>>>

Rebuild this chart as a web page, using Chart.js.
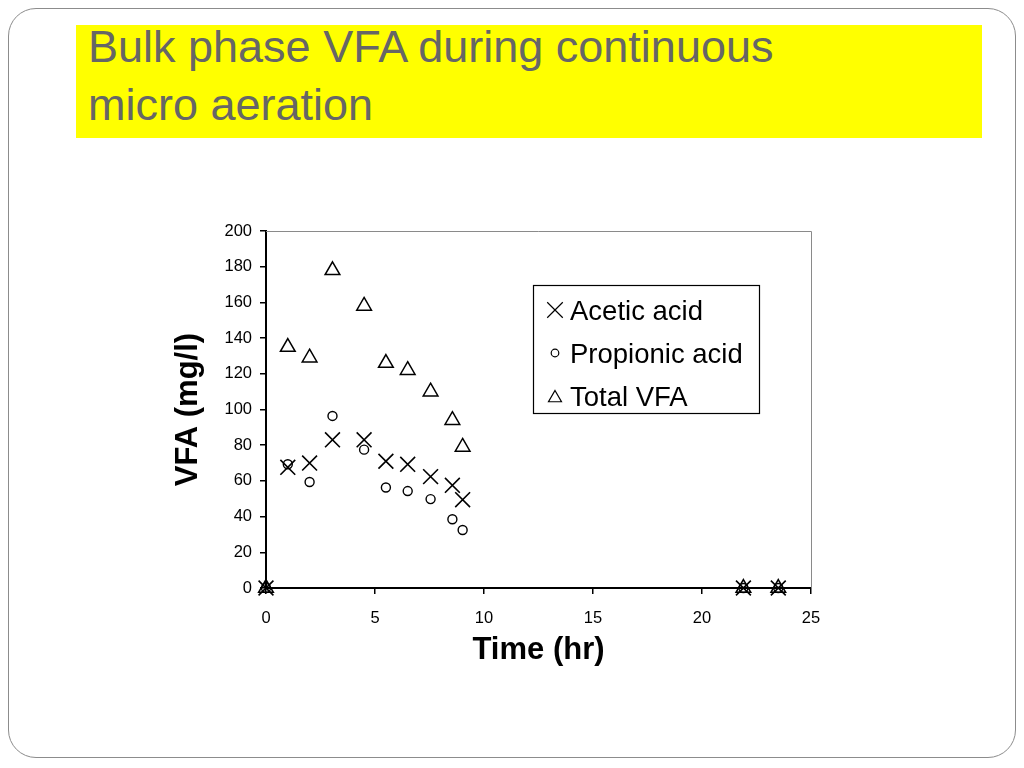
<!DOCTYPE html>
<html>
<head>
<meta charset="utf-8">
<script src="https://cdn.jsdelivr.net/npm/chart.js@4/dist/chart.umd.min.js"></script>
<style>
  html, body { margin: 0; padding: 0; background: #fff; }
  #slide { position: relative; width: 1024px; height: 768px; overflow: hidden; }
  #frame {
    position: absolute; left: 8px; top: 8px; width: 1006px; height: 748px;
    border: 1.5px solid #8c8c8c; border-radius: 28px;
  }
  #titlebox {
    position: absolute; left: 76px; top: 25px; width: 906px; height: 113px;
    background: #ffff00;
  }
  #title {
    position: absolute; left: 88px; top: 18px; margin: 0;
    font-family: "Liberation Sans", Arial, sans-serif; font-weight: normal;
    font-size: 45px; line-height: 58px; color: #666666;
  }
  #chart { position: absolute; left: 0; top: 0; }
</style>
</head>
<body>
<div id="slide">
  <div id="frame"></div>
  <div id="titlebox"></div>
  <h1 id="title">Bulk phase VFA during continuous<br>micro aeration</h1>
  <canvas id="chart" width="1024" height="768"></canvas>
</div>
<script>
// values (time in hours, VFA in mg/l)
const time = [0, 1, 2, 3.05, 4.5, 5.5, 6.5, 7.55, 8.55, 9.02, 21.9, 23.5];
const acetic = [0, 67.6, 70, 83, 83, 71, 69.3, 62.4, 57.5, 49.5, 0, 0];
const propionic = [0, 69.3, 59.4, 96.4, 77.5, 56.3, 54.3, 49.8, 38.5, 32.5, 0, 0];
const totalVfa = [0, 135, 129, 178, 158, 126, 122, 110, 94, 79, 0, 0];
const seriesNames = ["Acetic acid", "Propionic acid", "Total VFA"];

const font = "'Liberation Sans', Arial, sans-serif";

function toPoints(values) {
  return values.map((v, i) => ({ x: time[i], y: v }));
}

// gray frame on top and right, plus the boxed legend inside the plot
const framePlugin = {
  id: "frame",
  afterDraw(chart) {
    const ctx = chart.ctx;
    const area = chart.chartArea;
    ctx.save();
    ctx.strokeStyle = "#8a8a8a";
    ctx.lineWidth = 1;
    ctx.beginPath();
    ctx.moveTo(area.left, area.top + 0.5);
    ctx.lineTo(area.right + 0.5, area.top + 0.5);
    ctx.lineTo(area.right + 0.5, area.bottom);
    ctx.stroke();

    // legend
    ctx.fillStyle = "#fff";
    ctx.strokeStyle = "#000";
    ctx.lineWidth = 1.2;
    ctx.fillRect(533, 285, 226, 128);
    ctx.strokeRect(533.5, 285.5, 226, 128);
    const sizes = [11, 3.8, 7.5];
    chart.data.datasets.forEach((ds, i) => {
      const y = 309 + i * 43;
      ctx.strokeStyle = "#000";
      ctx.fillStyle = "rgba(0,0,0,0)";
      Chart.helpers.drawPoint(ctx, {
        pointStyle: ds.pointStyle,
        radius: sizes[i],
        borderWidth: 1.4,
        rotation: 0
      }, 555, y + 1 + (ds.pointStyle === "triangle" ? 2 : 0));
      ctx.fillStyle = "#000";
      ctx.font = "27.5px " + font;
      ctx.textBaseline = "middle";
      ctx.textAlign = "left";
      ctx.fillText(seriesNames[i], 570, y + 3);
    });
    ctx.restore();
  }
};

new Chart(document.querySelector("#chart").getContext("2d"), {
  type: "scatter",
  data: {
    datasets: [
      {
        label: seriesNames[0],
        data: toPoints(acetic),
        pointStyle: "crossRot",
        pointRadius: 10.5,
        borderColor: "#000",
        backgroundColor: "rgba(0,0,0,0)",
        borderWidth: 1.6,
        clip: false
      },
      {
        label: seriesNames[1],
        data: toPoints(propionic),
        pointStyle: "circle",
        pointRadius: 4.5,
        borderColor: "#000",
        backgroundColor: "rgba(0,0,0,0)",
        borderWidth: 1.4,
        clip: false
      },
      {
        label: seriesNames[2],
        data: toPoints(totalVfa),
        pointStyle: "triangle",
        pointRadius: 8.5,
        borderColor: "#000",
        backgroundColor: "rgba(0,0,0,0)",
        borderWidth: 1.5,
        clip: false
      }
    ]
  },
  options: {
    responsive: false,
    animation: false,
    events: [],
    layout: { padding: { left: 150, top: 231, right: 213, bottom: 90 } },
    plugins: { legend: { display: false }, tooltip: { enabled: false } },
    scales: {
      x: {
        type: "linear",
        min: 0,
        max: 25,
        afterFit(scale) { scale.height = 90; },
        ticks: { stepSize: 5, color: "#000", padding: 15, font: { family: font, size: 16.5 } },
        grid: { drawOnChartArea: false, color: "#000", tickLength: 6, lineWidth: 1.5 },
        border: { color: "#000", width: 2 },
        title: {
          display: true,
          text: "Time (hr)",
          color: "#000",
          padding: { top: 0, bottom: 9 },
          font: { family: font, size: 31, weight: "bold" }
        }
      },
      y: {
        min: 0,
        max: 200,
        afterFit(scale) { scale.width = 116; },
        ticks: { stepSize: 20, color: "#000", padding: 8, font: { family: font, size: 16.5 } },
        grid: { drawOnChartArea: false, color: "#000", tickLength: 6, lineWidth: 1.5 },
        border: { color: "#000", width: 2 },
        title: {
          display: true,
          text: "VFA (mg/l)",
          color: "#000",
          padding: { top: 20, bottom: 0 },
          font: { family: font, size: 31, weight: "bold" }
        }
      }
    }
  },
  plugins: [framePlugin]
});
</script>
</body>
</html>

<<<

### What you need to do
Keep the pictures out of the copy and return the rest of the data above exactly.

### Written solution
Rebuild this chart as a web page, using Chart.js.
<!DOCTYPE html>
<html>
<head>
<meta charset="utf-8">
<script src="https://cdn.jsdelivr.net/npm/chart.js@4/dist/chart.umd.min.js"></script>
<style>
  html, body { margin: 0; padding: 0; background: #fff; }
  #slide { position: relative; width: 1024px; height: 768px; overflow: hidden; }
  #frame {
    position: absolute; left: 8px; top: 8px; width: 1006px; height: 748px;
    border: 1.5px solid #8c8c8c; border-radius: 28px;
  }
  #titlebox {
    position: absolute; left: 76px; top: 25px; width: 906px; height: 113px;
    background: #ffff00;
  }
  #title {
    position: absolute; left: 88px; top: 18px; margin: 0;
    font-family: "Liberation Sans", Arial, sans-serif; font-weight: normal;
    font-size: 45px; line-height: 58px; color: #666666;
  }
  #chart { position: absolute; left: 0; top: 0; }
</style>
</head>
<body>
<div id="slide">
  <div id="frame"></div>
  <div id="titlebox"></div>
  <h1 id="title">Bulk phase VFA during continuous<br>micro aeration</h1>
  <canvas id="chart" width="1024" height="768"></canvas>
</div>
<script>
// values (time in hours, VFA in mg/l)
const time = [0, 1, 2, 3.05, 4.5, 5.5, 6.5, 7.55, 8.55, 9.02, 21.9, 23.5];
const acetic = [0, 67.6, 70, 83, 83, 71, 69.3, 62.4, 57.5, 49.5, 0, 0];
const propionic = [0, 69.3, 59.4, 96.4, 77.5, 56.3, 54.3, 49.8, 38.5, 32.5, 0, 0];
const totalVfa = [0, 135, 129, 178, 158, 126, 122, 110, 94, 79, 0, 0];
const seriesNames = ["Acetic acid", "Propionic acid", "Total VFA"];

const font = "'Liberation Sans', Arial, sans-serif";

function toPoints(values) {
  return values.map((v, i) => ({ x: time[i], y: v }));
}

// gray frame on top and right, plus the boxed legend inside the plot
const framePlugin = {
  id: "frame",
  afterDraw(chart) {
    const ctx = chart.ctx;
    const area = chart.chartArea;
    ctx.save();
    ctx.strokeStyle = "#8a8a8a";
    ctx.lineWidth = 1;
    ctx.beginPath();
    ctx.moveTo(area.left, area.top + 0.5);
    ctx.lineTo(area.right + 0.5, area.top + 0.5);
    ctx.lineTo(area.right + 0.5, area.bottom);
    ctx.stroke();

    // legend
    ctx.fillStyle = "#fff";
    ctx.strokeStyle = "#000";
    ctx.lineWidth = 1.2;
    ctx.fillRect(533, 285, 226, 128);
    ctx.strokeRect(533.5, 285.5, 226, 128);
    const sizes = [11, 3.8, 7.5];
    chart.data.datasets.forEach((ds, i) => {
      const y = 309 + i * 43;
      ctx.strokeStyle = "#000";
      ctx.fillStyle = "rgba(0,0,0,0)";
      Chart.helpers.drawPoint(ctx, {
        pointStyle: ds.pointStyle,
        radius: sizes[i],
        borderWidth: 1.4,
        rotation: 0
      }, 555, y + 1 + (ds.pointStyle === "triangle" ? 2 : 0));
      ctx.fillStyle = "#000";
      ctx.font = "27.5px " + font;
      ctx.textBaseline = "middle";
      ctx.textAlign = "left";
      ctx.fillText(seriesNames[i], 570, y + 3);
    });
    ctx.restore();
  }
};

new Chart(document.querySelector("#chart").getContext("2d"), {
  type: "scatter",
  data: {
    datasets: [
      {
        label: seriesNames[0],
        data: toPoints(acetic),
        pointStyle: "crossRot",
        pointRadius: 10.5,
        borderColor: "#000",
        backgroundColor: "rgba(0,0,0,0)",
        borderWidth: 1.6,
        clip: false
      },
      {
        label: seriesNames[1],
        data: toPoints(propionic),
        pointStyle: "circle",
        pointRadius: 4.5,
        borderColor: "#000",
        backgroundColor: "rgba(0,0,0,0)",
        borderWidth: 1.4,
        clip: false
      },
      {
        label: seriesNames[2],
        data: toPoints(totalVfa),
        pointStyle: "triangle",
        pointRadius: 8.5,
        borderColor: "#000",
        backgroundColor: "rgba(0,0,0,0)",
        borderWidth: 1.5,
        clip: false
      }
    ]
  },
  options: {
    responsive: false,
    animation: false,
    events: [],
    layout: { padding: { left: 150, top: 231, right: 213, bottom: 90 } },
    plugins: { legend: { display: false }, tooltip: { enabled: false } },
    scales: {
      x: {
        type: "linear",
        min: 0,
        max: 25,
        afterFit(scale) { scale.height = 90; },
        ticks: { stepSize: 5, color: "#000", padding: 15, font: { family: font, size: 16.5 } },
        grid: { drawOnChartArea: false, color: "#000", tickLength: 6, lineWidth: 1.5 },
        border: { color: "#000", width: 2 },
        title: {
          display: true,
          text: "Time (hr)",
          color: "#000",
          padding: { top: 0, bottom: 9 },
          font: { family: font, size: 31, weight: "bold" }
        }
      },
      y: {
        min: 0,
        max: 200,
        afterFit(scale) { scale.width = 116; },
        ticks: { stepSize: 20, color: "#000", padding: 8, font: { family: font, size: 16.5 } },
        grid: { drawOnChartArea: false, color: "#000", tickLength: 6, lineWidth: 1.5 },
        border: { color: "#000", width: 2 },
        title: {
          display: true,
          text: "VFA (mg/l)",
          color: "#000",
          padding: { top: 20, bottom: 0 },
          font: { family: font, size: 31, weight: "bold" }
        }
      }
    }
  },
  plugins: [framePlugin]
});
</script>
</body>
</html>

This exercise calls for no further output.